Take me back to poet land: on Harryette Mullen’s “Fancy Cortex”

I moved this week and brought only two boxes of books with me! For a word-hoard-er, that‘s an accomplishment. Especially when around half the books were ones I really do reference and need with me as I study for my oral exams.

The other box was almost exclusively volumes of English-language poetry, my native language (English, that is—if only poetry!) These are the bodies of work that I need to incorporate into my inklings on paper’s back: it’s only poetry I rarely read in ebook form.

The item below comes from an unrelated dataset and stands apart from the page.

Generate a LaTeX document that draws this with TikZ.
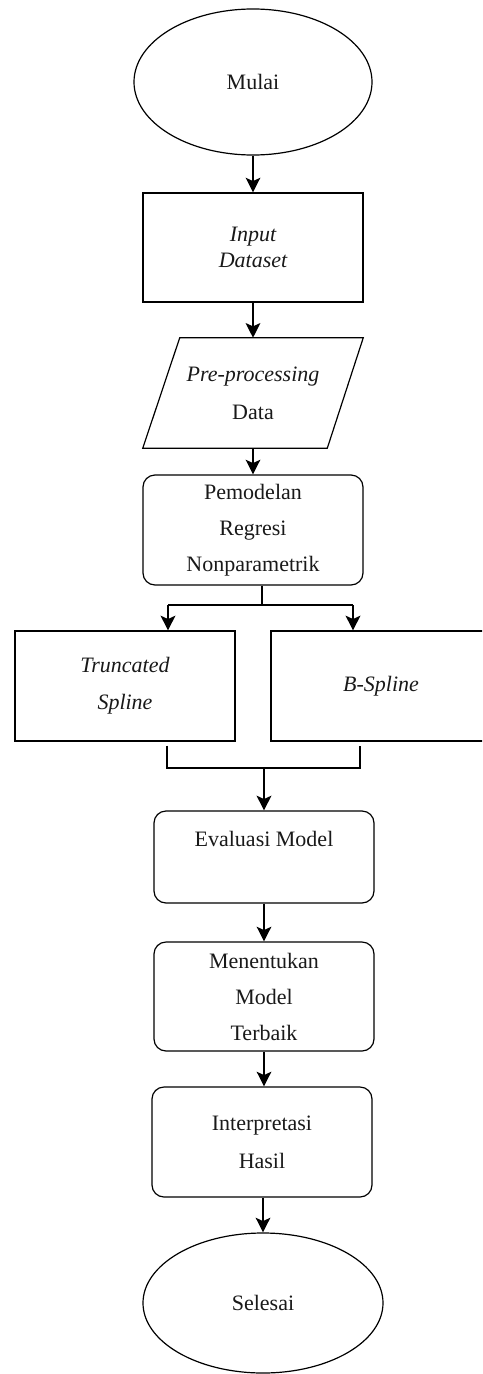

There’s no fetishism of the smell of the paper or the crack of the page-turn there. It’s simply a different form of reading than I mostly do now: for feeling in over figuring out the language. 

That I haven’t dived into any of the books in that second box in months, mostly years, shows not disenchantment with poetry, but a separation from the plain enchantment I felt when I first met these poets’ pages, that drove me to require their volume in my space. I can prove it (I say): they have survived a dozen purges of those shelves over seven years. Nor is their presence a plan or sign of aspiration: like friends you only talk to once a year but have not picked up the designation “former,” these poets are familiar, familiars, whose work I do not devour partly because I trust it will be there for the long haul, even at the end. There is a longing there of a rare sort for me: a stable and sustained one. There is a bond with even the yet-unread poems that only I can sever—a consolation, in years strewn with sudden loss and grief.

This week I mulled over. Harryette Mullen’s “Fancy Cortex” (read it in full here). I commend the whole volume it is contained in, Sleeping with the dictionary, into the hands of any lovers of sounds and play—and this one exemplifies the collection. 

We talk in any “Intro to the History of English” about short, sharp Anglo-Saxon words (though I would replace that term now with Early English) versus the bourgeois signifiers of too-aristocratic Latin (and French and Greek). In “Fancy Cortex,” Mullen enjambs them seamlessly, without ostentation. The contrasting sounds of these two word-sources map onto characters: the “I” has a plain brain before the crush’s eponymous fancy cortex. No hitting us over the head with a gulf of difference: a one- versus two-syllable couplet. Sound, while shimmering, is only sequel to sense, which does not yield to aural ecstasy: the brain anatomy, the evolutionary processes, the optical are all straight science, or at least the tangle of language is woven—a little wildly, but not confused. Or at least with the concepts set straighter than lots of science journalism, and more generous, joyful, inviting, exhibitionist.

The I’s hypothetical as ifs are wink-wink suggestions of truth, not the truly tortuous counterfactuals of Latin syntax. They drive us forward, don’t hang us up. And the mapping I asserted, of simple language to modest status, is not fixed: sometimes tizzy-like conglomerations of phrases are the speaker’s, whose inquisitive iris of [her] galaxy-orbiting telescope doesn’t penetrate as far or keenly as the beloved’s vision. These two characters are definitely on the word-dance floor, juxtapositioning in a tumble of identities.

The poem’s cool-down is both cosmic (featuring a divergent universification and a microcosm) and possibly intimate: maybe the speaker’s crush will “fancy the microcosm of [her] prosaic mind.” It’s all in the cards, especially when this supposedly prosaic poet can coin verses that universify.